• _What you are asked to do_
In the listing that follows, retype every line from the first through the one containing "const mL = 54.5, mR = 43, mT = 35, mB = 36;". Pictures are to be left out.

• _Raw records_
-- START --

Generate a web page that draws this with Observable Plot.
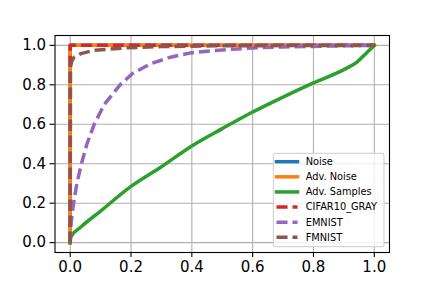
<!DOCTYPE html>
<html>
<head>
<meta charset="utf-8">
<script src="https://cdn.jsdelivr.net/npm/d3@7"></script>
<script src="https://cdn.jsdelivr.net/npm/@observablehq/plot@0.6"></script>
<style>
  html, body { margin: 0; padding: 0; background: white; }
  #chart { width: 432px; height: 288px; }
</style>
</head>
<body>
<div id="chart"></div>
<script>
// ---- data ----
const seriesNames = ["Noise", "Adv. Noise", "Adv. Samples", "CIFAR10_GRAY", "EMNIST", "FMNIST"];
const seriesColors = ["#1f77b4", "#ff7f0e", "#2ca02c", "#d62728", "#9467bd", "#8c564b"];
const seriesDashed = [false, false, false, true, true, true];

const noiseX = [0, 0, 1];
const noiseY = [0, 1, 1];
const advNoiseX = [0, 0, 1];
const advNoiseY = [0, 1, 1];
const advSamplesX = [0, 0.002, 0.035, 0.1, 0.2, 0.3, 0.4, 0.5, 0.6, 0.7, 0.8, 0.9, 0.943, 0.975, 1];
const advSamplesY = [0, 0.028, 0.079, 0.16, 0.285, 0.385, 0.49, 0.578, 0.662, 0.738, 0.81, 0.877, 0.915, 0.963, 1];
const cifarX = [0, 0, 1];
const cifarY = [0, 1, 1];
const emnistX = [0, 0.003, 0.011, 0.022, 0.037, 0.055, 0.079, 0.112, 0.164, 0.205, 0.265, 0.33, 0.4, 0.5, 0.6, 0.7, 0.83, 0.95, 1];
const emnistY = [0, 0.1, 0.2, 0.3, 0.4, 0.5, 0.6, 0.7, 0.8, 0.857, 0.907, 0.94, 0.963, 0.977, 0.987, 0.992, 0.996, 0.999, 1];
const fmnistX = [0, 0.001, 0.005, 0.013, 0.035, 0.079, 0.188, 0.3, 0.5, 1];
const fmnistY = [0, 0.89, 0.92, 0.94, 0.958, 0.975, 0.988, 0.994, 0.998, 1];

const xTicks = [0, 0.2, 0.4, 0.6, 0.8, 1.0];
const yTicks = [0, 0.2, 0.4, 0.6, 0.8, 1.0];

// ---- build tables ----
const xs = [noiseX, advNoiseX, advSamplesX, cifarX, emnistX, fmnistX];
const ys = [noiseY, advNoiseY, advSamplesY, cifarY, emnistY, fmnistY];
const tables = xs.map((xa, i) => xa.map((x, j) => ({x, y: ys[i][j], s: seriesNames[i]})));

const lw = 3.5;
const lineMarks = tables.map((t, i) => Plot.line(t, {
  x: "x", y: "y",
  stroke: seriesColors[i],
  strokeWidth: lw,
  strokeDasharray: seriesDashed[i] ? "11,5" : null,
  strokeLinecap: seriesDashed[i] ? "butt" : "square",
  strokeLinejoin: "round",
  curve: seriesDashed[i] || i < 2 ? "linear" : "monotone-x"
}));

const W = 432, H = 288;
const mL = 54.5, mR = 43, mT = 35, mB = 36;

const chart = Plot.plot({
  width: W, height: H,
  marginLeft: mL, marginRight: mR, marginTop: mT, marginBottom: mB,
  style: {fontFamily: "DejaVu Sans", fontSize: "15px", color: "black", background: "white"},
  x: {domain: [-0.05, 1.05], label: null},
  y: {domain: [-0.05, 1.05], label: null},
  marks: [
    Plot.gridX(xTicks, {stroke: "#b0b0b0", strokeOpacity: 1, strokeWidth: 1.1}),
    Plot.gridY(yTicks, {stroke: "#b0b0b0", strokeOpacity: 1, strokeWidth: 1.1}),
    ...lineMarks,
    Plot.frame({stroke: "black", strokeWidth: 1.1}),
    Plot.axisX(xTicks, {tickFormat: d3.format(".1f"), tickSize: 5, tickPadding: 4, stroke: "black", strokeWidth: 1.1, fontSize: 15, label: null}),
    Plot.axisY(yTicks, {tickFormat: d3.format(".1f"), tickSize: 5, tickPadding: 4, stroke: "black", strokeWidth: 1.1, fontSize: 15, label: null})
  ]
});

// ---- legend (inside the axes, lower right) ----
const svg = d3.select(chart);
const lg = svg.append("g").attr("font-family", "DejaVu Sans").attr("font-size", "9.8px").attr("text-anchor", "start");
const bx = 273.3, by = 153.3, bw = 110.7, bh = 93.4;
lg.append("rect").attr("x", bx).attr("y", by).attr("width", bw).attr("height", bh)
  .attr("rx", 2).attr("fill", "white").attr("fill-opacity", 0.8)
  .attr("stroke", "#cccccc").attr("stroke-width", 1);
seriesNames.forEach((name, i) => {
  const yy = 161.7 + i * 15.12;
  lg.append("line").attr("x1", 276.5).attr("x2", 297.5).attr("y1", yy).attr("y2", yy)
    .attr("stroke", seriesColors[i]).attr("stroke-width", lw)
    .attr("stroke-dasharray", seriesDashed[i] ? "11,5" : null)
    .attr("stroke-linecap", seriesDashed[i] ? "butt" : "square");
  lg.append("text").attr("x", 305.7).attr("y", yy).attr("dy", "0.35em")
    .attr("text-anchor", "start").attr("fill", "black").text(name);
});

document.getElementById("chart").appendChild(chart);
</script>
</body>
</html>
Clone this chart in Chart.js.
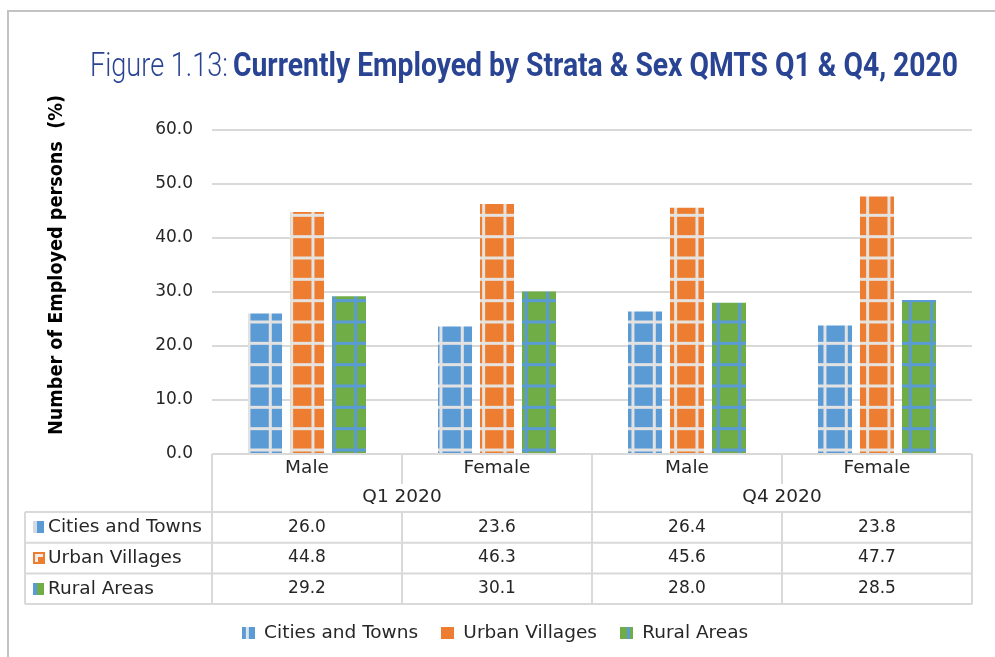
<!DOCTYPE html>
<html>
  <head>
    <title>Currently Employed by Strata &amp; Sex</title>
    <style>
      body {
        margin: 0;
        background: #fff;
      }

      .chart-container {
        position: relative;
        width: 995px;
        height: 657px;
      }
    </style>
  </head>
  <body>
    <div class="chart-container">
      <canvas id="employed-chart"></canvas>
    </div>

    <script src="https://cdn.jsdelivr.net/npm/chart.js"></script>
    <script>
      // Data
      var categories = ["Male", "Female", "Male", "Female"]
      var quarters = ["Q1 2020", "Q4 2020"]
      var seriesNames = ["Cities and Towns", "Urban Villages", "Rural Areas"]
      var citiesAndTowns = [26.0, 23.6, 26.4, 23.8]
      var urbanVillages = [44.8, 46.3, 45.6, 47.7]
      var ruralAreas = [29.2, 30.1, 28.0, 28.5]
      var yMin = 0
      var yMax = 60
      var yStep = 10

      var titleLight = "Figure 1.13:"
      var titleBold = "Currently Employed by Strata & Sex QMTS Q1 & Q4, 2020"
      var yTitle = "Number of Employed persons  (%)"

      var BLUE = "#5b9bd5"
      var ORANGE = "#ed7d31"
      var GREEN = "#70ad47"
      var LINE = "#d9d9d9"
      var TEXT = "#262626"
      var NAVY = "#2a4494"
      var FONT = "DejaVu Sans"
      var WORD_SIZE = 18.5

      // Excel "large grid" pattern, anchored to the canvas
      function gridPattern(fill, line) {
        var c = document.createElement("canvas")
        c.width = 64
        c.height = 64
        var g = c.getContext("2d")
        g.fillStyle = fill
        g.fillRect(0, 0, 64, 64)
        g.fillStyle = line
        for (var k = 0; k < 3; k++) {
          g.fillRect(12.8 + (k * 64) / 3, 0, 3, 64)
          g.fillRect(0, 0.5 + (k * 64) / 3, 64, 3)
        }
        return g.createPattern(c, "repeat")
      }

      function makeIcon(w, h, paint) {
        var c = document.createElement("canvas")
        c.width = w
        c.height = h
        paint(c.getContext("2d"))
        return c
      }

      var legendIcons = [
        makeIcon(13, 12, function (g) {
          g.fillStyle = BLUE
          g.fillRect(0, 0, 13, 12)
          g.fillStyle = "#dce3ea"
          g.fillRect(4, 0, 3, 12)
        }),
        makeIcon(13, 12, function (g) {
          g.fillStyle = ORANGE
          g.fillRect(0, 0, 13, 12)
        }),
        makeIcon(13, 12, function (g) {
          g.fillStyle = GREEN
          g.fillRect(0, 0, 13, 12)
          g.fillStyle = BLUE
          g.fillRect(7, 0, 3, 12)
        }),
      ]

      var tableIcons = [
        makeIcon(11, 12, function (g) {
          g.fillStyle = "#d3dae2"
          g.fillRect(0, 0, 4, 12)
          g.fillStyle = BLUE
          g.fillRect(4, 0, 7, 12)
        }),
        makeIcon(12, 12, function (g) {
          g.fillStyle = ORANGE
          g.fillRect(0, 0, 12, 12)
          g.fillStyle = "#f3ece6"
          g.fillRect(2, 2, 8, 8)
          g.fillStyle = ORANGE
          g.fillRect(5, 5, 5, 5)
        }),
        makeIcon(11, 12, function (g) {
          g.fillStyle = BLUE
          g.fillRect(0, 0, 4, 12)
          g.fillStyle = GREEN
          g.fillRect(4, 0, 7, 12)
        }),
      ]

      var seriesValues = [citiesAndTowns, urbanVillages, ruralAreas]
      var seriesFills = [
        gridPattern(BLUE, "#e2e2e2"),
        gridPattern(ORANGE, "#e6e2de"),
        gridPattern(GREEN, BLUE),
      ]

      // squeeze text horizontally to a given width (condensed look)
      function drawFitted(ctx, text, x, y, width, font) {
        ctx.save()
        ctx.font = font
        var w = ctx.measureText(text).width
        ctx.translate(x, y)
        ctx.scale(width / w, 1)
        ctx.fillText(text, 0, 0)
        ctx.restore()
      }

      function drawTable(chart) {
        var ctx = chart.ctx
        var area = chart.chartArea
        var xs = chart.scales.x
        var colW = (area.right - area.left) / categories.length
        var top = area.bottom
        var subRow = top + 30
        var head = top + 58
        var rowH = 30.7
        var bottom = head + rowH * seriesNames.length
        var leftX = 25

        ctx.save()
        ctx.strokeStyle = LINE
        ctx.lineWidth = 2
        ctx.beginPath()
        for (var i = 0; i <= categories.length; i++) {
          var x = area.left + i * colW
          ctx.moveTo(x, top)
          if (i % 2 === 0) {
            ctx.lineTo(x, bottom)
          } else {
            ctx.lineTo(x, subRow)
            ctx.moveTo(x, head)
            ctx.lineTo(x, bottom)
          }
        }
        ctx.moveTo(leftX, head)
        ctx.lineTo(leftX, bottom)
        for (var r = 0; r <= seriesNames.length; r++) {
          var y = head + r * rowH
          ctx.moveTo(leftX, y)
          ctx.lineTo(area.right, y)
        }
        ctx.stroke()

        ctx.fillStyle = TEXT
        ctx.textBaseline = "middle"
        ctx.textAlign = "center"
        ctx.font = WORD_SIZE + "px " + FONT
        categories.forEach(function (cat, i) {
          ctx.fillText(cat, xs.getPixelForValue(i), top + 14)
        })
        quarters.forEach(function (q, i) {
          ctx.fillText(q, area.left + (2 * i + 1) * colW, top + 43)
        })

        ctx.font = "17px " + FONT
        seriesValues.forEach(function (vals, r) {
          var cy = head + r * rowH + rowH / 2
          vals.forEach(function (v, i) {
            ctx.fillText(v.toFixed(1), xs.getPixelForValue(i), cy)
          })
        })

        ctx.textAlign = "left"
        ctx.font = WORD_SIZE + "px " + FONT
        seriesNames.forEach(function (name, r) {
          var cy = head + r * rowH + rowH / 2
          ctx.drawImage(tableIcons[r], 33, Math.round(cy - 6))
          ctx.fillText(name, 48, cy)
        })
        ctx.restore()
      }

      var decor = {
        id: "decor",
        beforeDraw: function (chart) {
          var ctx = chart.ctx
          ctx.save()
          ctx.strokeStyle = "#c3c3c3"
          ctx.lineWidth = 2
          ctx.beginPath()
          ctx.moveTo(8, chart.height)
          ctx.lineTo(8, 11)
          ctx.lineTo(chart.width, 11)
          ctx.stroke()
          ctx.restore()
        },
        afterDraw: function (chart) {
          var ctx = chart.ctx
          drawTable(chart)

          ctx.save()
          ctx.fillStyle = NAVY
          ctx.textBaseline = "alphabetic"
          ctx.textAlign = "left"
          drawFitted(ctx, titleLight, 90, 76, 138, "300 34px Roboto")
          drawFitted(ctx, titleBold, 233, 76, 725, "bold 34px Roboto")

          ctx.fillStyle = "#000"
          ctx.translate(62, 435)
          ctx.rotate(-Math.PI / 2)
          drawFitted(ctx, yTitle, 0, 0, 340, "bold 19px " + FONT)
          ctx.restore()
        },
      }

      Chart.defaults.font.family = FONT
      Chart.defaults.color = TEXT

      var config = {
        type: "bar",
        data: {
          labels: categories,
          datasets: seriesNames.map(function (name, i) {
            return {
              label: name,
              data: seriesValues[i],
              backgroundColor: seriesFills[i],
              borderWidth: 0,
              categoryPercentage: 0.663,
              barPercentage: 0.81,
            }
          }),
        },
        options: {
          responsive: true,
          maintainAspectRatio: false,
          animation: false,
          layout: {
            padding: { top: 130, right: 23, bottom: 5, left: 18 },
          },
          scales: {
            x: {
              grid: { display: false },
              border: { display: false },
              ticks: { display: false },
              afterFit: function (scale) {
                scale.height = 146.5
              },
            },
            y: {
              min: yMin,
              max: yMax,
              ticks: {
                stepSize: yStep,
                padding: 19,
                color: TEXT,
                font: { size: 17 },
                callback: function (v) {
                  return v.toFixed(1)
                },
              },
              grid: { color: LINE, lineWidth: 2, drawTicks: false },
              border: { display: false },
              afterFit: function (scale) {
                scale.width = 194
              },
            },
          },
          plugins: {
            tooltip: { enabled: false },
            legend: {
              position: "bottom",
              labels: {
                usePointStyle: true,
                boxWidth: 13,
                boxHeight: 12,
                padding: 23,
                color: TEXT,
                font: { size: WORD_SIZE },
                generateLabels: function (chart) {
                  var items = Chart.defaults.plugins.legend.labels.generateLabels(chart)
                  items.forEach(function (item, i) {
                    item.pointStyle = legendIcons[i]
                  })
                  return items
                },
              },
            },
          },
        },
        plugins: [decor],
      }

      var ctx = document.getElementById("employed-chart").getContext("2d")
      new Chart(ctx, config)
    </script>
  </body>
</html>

-- END --

• _Full output_
Generate a web page that draws this with Observable Plot.
<!DOCTYPE html>
<html>
<head>
<meta charset="utf-8">
<script src="https://cdn.jsdelivr.net/npm/d3@7"></script>
<script src="https://cdn.jsdelivr.net/npm/@observablehq/plot@0.6"></script>
<style>
  html, body { margin: 0; padding: 0; background: white; }
  #chart { width: 432px; height: 288px; }
</style>
</head>
<body>
<div id="chart"></div>
<script>
// ---- data ----
const seriesNames = ["Noise", "Adv. Noise", "Adv. Samples", "CIFAR10_GRAY", "EMNIST", "FMNIST"];
const seriesColors = ["#1f77b4", "#ff7f0e", "#2ca02c", "#d62728", "#9467bd", "#8c564b"];
const seriesDashed = [false, false, false, true, true, true];

const noiseX = [0, 0, 1];
const noiseY = [0, 1, 1];
const advNoiseX = [0, 0, 1];
const advNoiseY = [0, 1, 1];
const advSamplesX = [0, 0.002, 0.035, 0.1, 0.2, 0.3, 0.4, 0.5, 0.6, 0.7, 0.8, 0.9, 0.943, 0.975, 1];
const advSamplesY = [0, 0.028, 0.079, 0.16, 0.285, 0.385, 0.49, 0.578, 0.662, 0.738, 0.81, 0.877, 0.915, 0.963, 1];
const cifarX = [0, 0, 1];
const cifarY = [0, 1, 1];
const emnistX = [0, 0.003, 0.011, 0.022, 0.037, 0.055, 0.079, 0.112, 0.164, 0.205, 0.265, 0.33, 0.4, 0.5, 0.6, 0.7, 0.83, 0.95, 1];
const emnistY = [0, 0.1, 0.2, 0.3, 0.4, 0.5, 0.6, 0.7, 0.8, 0.857, 0.907, 0.94, 0.963, 0.977, 0.987, 0.992, 0.996, 0.999, 1];
const fmnistX = [0, 0.001, 0.005, 0.013, 0.035, 0.079, 0.188, 0.3, 0.5, 1];
const fmnistY = [0, 0.89, 0.92, 0.94, 0.958, 0.975, 0.988, 0.994, 0.998, 1];

const xTicks = [0, 0.2, 0.4, 0.6, 0.8, 1.0];
const yTicks = [0, 0.2, 0.4, 0.6, 0.8, 1.0];

// ---- build tables ----
const xs = [noiseX, advNoiseX, advSamplesX, cifarX, emnistX, fmnistX];
const ys = [noiseY, advNoiseY, advSamplesY, cifarY, emnistY, fmnistY];
const tables = xs.map((xa, i) => xa.map((x, j) => ({x, y: ys[i][j], s: seriesNames[i]})));

const lw = 3.5;
const lineMarks = tables.map((t, i) => Plot.line(t, {
  x: "x", y: "y",
  stroke: seriesColors[i],
  strokeWidth: lw,
  strokeDasharray: seriesDashed[i] ? "11,5" : null,
  strokeLinecap: seriesDashed[i] ? "butt" : "square",
  strokeLinejoin: "round",
  curve: seriesDashed[i] || i < 2 ? "linear" : "monotone-x"
}));

const W = 432, H = 288;
const mL = 54.5, mR = 43, mT = 35, mB = 36;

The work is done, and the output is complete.